113th Congress: The House May be More Diverse than Ever, But It Will Lead to Division

Impact

The new diversity in the U.S. House of Representatives is being wildly celebrated, especially in the feminist community. But is the triumph here really more diversity?

The word diversity is thrown around quite a bit, mostly to indicate variety and the co-existence of differences. However, what the general conversation should actually be about is the exchange of ideas between the people in a diverse group, and the melding together of these ideas into a common vision. Groups of people with diverse experiences and cultures attending the same college, working in the same work place or living in the same country are not particularly valuable when they are not interacting with one other. In order for these groups to be most advantageous, the people within them need to interact with one another and learn from each other.

Instead, division often occurs amongst members of these diverse groups, making them less effective — and in turn, less diverse. This occursregardless of what percentages are for each race within that college, workplace or country. Diversity means variety; there can be no variety when there is division. Feminist values of diversity are that type of indivisible variety. As taught in feminist academia, division is what created the need for feminism. The division of labor became the catalyst for the woman being seen only as the domestic worker and the child bearer. Division is exactly what feminism doesn’t want. And that’s why the wider variety of groups represented in the House might not be a feminist diversity, but more of the divided diversity that’s been seen in many circles already.

Of course, I would never argue that having more representation in our government of different groups is a bad thing. However, everyone should be conscious of the fact that the recent presidential election has shown us that our government is divided into two very distinct ideals and visions for the country. Democrats and Republicans, though always differing on how to go about it, have at the very least had similar hopes for the country. We’re moving further and further away from that, into differing both in vision and in proposed courses of action. Division like that does not promote diversity, or even equality, which are both important feminist ideals.

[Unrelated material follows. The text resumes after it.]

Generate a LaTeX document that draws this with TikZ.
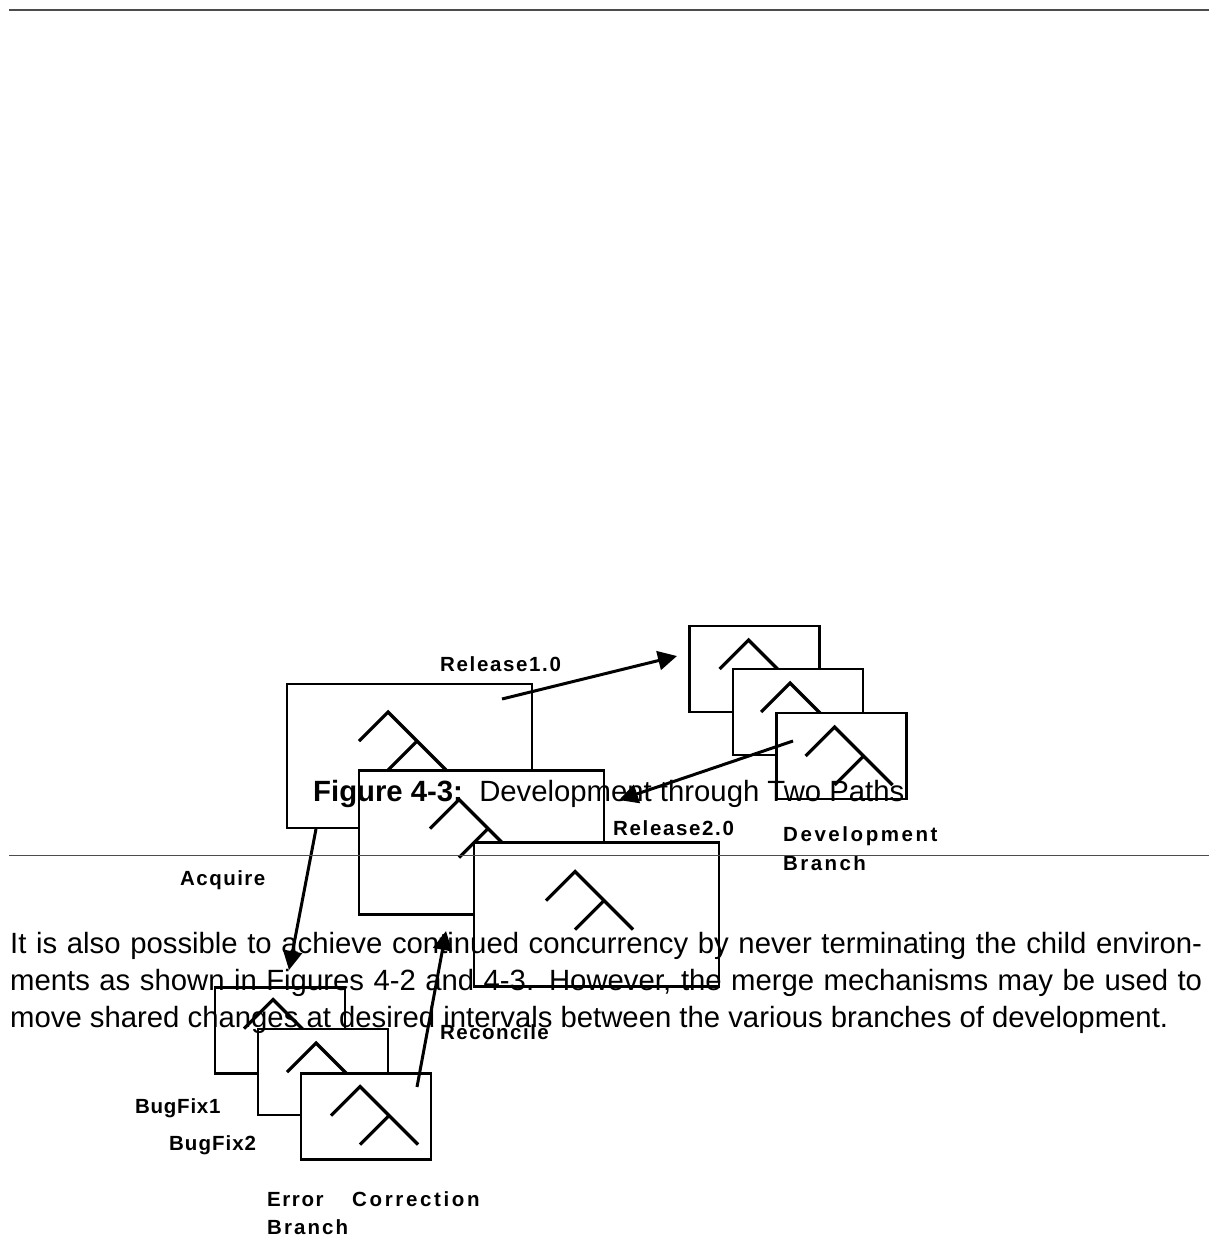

Right now, the House looks a lot like “women and minorities to the left and white men to the right.” Such a stark division does not reflect the fight for equality on the part of women and people of minority races.

The core of the feminist movement was not about superiority over men, just as the Civil Rights movement was never about blacks' superiority over whites. Both movements were efforts to be considered equal citizens under the law and in society. That equality implies unification. It has to, or things like racial and gender segregation would still be the law of the land. But they aren't, and that’s because segregation was found to be just another way of enforcing inequality (most notably in the Supreme Court case Brown vs. the Board of Education.) So separation was not a goal for either of these movements, but rather separation was what needed to be overcome.

Thus, the House doesn’t embody the feminist values of diversity. It’s more like the college admissions propaganda type of diversity.